▶ [Request]:
Reproduce exactly the lines below, from the first one through the line containing "const rightStep = 0.2;", and omit any pictures.

▶ [Data section]:
····················
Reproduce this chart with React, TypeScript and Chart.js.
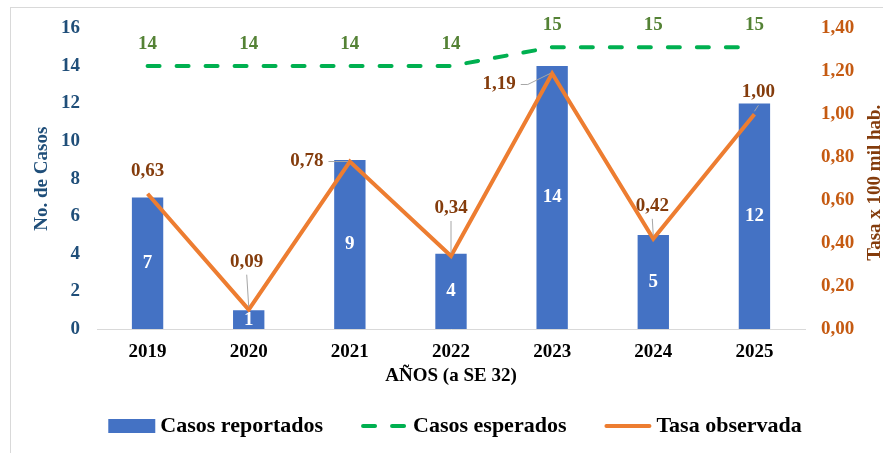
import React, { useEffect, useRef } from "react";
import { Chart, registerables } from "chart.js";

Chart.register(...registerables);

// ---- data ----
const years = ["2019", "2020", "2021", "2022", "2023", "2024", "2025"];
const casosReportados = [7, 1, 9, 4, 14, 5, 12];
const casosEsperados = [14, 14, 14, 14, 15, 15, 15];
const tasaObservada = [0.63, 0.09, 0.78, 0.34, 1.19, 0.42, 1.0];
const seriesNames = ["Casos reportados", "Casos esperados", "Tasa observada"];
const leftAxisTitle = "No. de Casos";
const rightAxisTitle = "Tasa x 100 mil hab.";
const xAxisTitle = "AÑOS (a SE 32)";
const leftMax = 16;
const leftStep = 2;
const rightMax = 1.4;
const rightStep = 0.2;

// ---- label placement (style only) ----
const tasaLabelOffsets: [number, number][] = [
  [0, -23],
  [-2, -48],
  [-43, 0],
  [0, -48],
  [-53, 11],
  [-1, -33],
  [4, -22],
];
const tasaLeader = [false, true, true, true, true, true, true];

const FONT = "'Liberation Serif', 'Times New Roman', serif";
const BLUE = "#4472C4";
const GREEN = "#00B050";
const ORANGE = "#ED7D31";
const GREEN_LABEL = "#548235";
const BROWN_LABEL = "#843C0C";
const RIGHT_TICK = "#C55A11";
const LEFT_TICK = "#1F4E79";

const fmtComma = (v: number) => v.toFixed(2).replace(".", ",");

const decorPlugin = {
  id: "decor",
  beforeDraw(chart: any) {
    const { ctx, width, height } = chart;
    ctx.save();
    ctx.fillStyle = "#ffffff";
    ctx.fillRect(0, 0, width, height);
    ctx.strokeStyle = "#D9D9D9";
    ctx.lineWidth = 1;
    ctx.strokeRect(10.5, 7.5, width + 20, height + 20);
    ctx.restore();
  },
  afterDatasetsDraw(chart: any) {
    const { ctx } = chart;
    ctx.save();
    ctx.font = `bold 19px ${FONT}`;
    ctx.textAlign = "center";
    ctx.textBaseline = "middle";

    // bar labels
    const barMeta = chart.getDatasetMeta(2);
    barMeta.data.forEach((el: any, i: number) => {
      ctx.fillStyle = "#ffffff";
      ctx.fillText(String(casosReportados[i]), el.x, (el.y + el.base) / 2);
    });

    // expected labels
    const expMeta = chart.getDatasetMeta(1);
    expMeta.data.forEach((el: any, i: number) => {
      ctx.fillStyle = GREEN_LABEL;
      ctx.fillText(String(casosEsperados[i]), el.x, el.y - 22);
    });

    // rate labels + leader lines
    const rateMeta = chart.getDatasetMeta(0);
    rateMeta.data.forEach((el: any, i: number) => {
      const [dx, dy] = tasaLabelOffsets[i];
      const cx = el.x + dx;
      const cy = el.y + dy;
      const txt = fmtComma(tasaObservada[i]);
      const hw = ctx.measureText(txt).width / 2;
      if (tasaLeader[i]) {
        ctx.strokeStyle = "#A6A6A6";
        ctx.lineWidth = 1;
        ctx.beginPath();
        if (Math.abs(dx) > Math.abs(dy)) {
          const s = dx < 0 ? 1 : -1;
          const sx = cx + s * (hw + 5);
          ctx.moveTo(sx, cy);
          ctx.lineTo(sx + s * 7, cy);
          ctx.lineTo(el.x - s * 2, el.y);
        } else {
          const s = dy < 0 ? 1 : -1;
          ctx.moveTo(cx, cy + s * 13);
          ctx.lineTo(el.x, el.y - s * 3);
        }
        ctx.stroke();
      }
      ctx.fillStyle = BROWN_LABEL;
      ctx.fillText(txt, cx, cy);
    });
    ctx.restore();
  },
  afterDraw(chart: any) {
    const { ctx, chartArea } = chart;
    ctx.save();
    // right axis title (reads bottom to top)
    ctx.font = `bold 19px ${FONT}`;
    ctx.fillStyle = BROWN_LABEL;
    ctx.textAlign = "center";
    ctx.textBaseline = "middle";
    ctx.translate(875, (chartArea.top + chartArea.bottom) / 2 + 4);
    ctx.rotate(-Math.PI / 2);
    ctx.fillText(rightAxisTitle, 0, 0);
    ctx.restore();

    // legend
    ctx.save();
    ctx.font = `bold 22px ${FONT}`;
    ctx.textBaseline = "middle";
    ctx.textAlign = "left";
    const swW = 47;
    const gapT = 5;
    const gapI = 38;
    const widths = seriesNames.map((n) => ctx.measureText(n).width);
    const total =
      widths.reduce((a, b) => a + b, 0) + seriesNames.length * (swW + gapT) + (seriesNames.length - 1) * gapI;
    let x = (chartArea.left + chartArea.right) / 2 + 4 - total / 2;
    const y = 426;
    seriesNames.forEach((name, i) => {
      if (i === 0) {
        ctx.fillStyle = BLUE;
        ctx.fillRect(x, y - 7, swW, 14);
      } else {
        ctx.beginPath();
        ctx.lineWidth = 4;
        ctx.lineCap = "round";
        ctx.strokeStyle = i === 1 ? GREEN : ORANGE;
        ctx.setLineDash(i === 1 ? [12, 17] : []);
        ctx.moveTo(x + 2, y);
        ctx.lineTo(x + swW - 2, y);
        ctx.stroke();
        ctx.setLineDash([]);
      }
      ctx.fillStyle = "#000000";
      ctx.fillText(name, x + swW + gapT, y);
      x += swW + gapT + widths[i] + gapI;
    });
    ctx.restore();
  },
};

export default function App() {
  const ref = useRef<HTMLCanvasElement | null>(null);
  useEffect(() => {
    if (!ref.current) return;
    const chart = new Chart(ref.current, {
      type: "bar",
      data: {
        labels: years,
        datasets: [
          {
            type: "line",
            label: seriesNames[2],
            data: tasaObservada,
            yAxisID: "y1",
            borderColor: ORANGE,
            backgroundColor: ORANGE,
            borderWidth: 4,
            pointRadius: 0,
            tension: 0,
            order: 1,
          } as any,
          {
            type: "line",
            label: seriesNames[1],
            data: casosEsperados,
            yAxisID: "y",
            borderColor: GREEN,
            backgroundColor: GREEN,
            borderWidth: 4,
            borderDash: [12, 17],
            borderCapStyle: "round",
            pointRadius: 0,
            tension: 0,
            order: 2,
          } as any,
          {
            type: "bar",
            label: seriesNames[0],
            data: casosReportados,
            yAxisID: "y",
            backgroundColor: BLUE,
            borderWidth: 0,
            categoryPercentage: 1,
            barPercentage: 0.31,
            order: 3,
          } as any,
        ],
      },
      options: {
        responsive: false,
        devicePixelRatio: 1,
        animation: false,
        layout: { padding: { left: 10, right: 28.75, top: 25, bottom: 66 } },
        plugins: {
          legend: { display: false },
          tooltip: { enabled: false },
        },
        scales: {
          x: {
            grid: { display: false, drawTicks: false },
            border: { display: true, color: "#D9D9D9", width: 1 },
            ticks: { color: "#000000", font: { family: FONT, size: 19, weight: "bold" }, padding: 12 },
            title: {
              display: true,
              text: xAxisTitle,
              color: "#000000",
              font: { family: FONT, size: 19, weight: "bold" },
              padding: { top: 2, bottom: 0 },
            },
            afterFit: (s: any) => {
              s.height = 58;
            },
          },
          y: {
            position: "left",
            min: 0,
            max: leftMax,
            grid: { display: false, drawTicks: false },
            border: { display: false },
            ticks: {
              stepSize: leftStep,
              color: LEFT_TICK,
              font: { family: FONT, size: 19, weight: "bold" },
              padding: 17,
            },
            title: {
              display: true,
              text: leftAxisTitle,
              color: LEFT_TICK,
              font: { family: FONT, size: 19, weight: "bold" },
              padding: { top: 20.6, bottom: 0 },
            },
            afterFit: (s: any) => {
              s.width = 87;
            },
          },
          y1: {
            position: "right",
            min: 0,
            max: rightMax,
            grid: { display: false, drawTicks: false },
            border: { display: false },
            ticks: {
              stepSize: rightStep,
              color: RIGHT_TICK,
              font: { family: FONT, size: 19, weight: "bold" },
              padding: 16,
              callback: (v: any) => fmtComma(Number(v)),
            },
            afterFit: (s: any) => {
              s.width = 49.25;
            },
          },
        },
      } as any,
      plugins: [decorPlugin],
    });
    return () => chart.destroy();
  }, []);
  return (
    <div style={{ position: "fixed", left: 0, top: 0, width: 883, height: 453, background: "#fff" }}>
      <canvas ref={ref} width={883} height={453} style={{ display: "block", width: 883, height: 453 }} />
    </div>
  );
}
····················
▶ [Complete answer]:
Reproduce this chart with React, TypeScript and Chart.js.
import React, { useEffect, useRef } from "react";
import { Chart, registerables } from "chart.js";

Chart.register(...registerables);

// ---- data ----
const years = ["2019", "2020", "2021", "2022", "2023", "2024", "2025"];
const casosReportados = [7, 1, 9, 4, 14, 5, 12];
const casosEsperados = [14, 14, 14, 14, 15, 15, 15];
const tasaObservada = [0.63, 0.09, 0.78, 0.34, 1.19, 0.42, 1.0];
const seriesNames = ["Casos reportados", "Casos esperados", "Tasa observada"];
const leftAxisTitle = "No. de Casos";
const rightAxisTitle = "Tasa x 100 mil hab.";
const xAxisTitle = "AÑOS (a SE 32)";
const leftMax = 16;
const leftStep = 2;
const rightMax = 1.4;
const rightStep = 0.2;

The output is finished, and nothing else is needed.